Date
January 5, 2026
Topic
Analysis
Turning Public Sector Data Into Real Improvements in Jamaica
Public sector data is often collected diligently but used poorly, leaving ministries without the insights they need to plan effectively, spot problems early and deliver better services.

The data is there. The problem is what happens next.

Across ministries, agencies and public bodies, staff record information as part of their daily work. Forms are collected, logs updated, reports submitted. But despite this effort, the data rarely translates into meaningful action.

Frontline staff are focused on service delivery and have little time for analysis. Supervisors may lack a single, reliable source of information. Senior leaders receive reports that are inconsistent or delayed, making it difficult to track performance or make timely decisions.

This disconnect is not caused by a lack of effort. It is the product of fragmented workflows and systems that were never designed to support data-driven management.

What gets in the way

Several recurring issues prevent ministries from using data effectively.

Information is often stored across logbooks, spreadsheets, emails and standalone applications that are not integrated, making it impossible to see the full picture. Different teams track the same information in different ways, leading to inconsistent reporting and unreliable comparisons. Most reports are compiled at the end of a week or month, meaning that by the time data reaches leadership, the situation has already moved on. And when staff must manually compile and validate information, reporting becomes slow and resource intensive.

What better data use makes possible

When data is collected and used consistently, it creates a foundation for real improvement.

Reliable data helps ministries forecast demand, allocate resources and prepare for peak periods. Leaders can track how long processes take, where bottlenecks occur and which teams need support. Clear reporting helps verify that programmes are being delivered as intended. And patterns in data can surface early signs of service disruption or operational breakdown before they become serious problems.

Practical steps that do not require major investment

Many of the most impactful changes involve strengthening daily practices rather than overhauling systems.

Standard reporting templates ensure all teams collect and present information in the same format, reducing confusion and improving consistency. Assigning clear data ownership, so that specific people are responsible for collection, validation and reporting, reduces duplication and improves accuracy. Simple dashboards help staff and leaders understand performance at a glance. Basic training in interpreting data helps teams make better everyday decisions. And the data collected should reflect actual services delivered, not just compliance requirements.

Where digital systems fit in

Case management tools, workflow systems and integrated databases can automate data collection, reduce manual handling and provide real-time insights. These are genuinely powerful capabilities.

But technology must align with how people actually work. If a system does not match operational reality, or if staff are not trained to use it, data quality will not improve. Ministries get the best results by strengthening their processes first and using technology to build on those improvements.

Making data part of the culture

Systems and templates alone are not enough. For data to drive improvement, staff need to see it as a tool that supports their work rather than an administrative burden.

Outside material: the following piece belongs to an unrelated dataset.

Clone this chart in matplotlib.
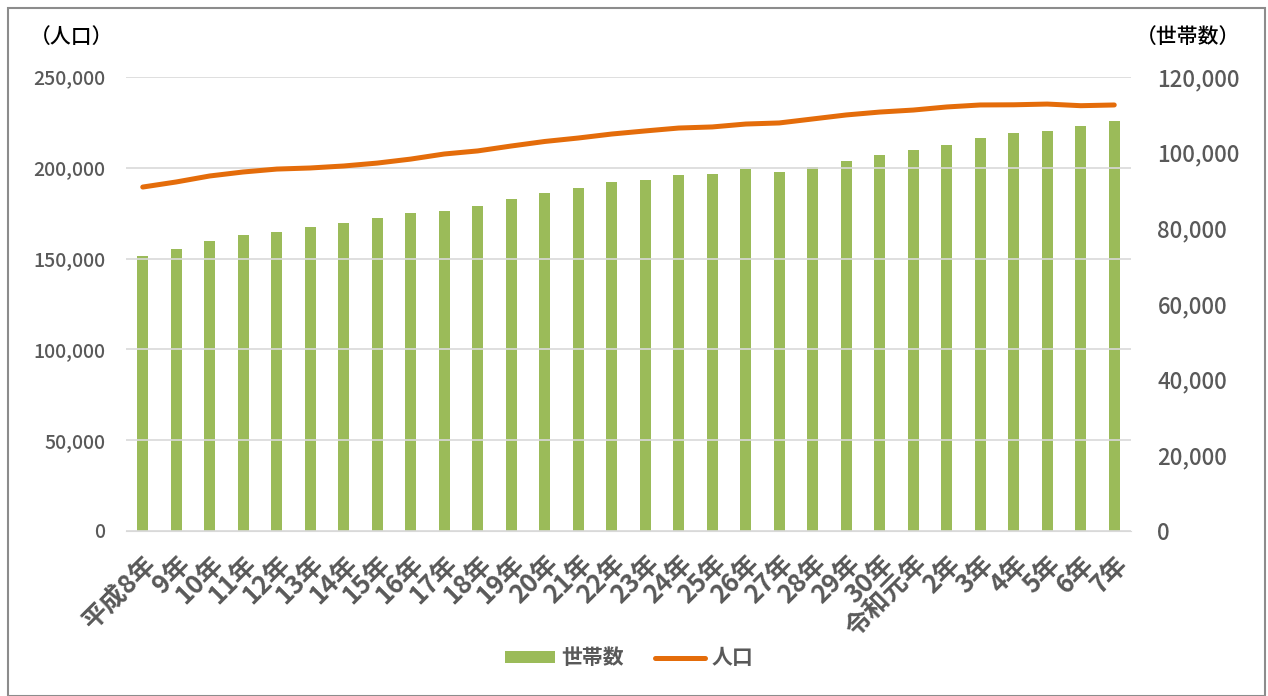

Leaders play a central role here. Discussing data in regular meetings, celebrating evidence-backed improvements and encouraging teams to use information in everyday decisions gradually shifts the culture toward one that is more analytical and proactive.

The opportunity ahead

When ministries treat data as a strategic asset rather than a reporting obligation, they gain clearer insight into operations, stronger accountability and greater public trust. By standardising reporting, building data literacy and adopting technology that fits real workflows, Jamaica's public sector can move from simply collecting information to making confident, informed decisions that deliver better outcomes for citizens.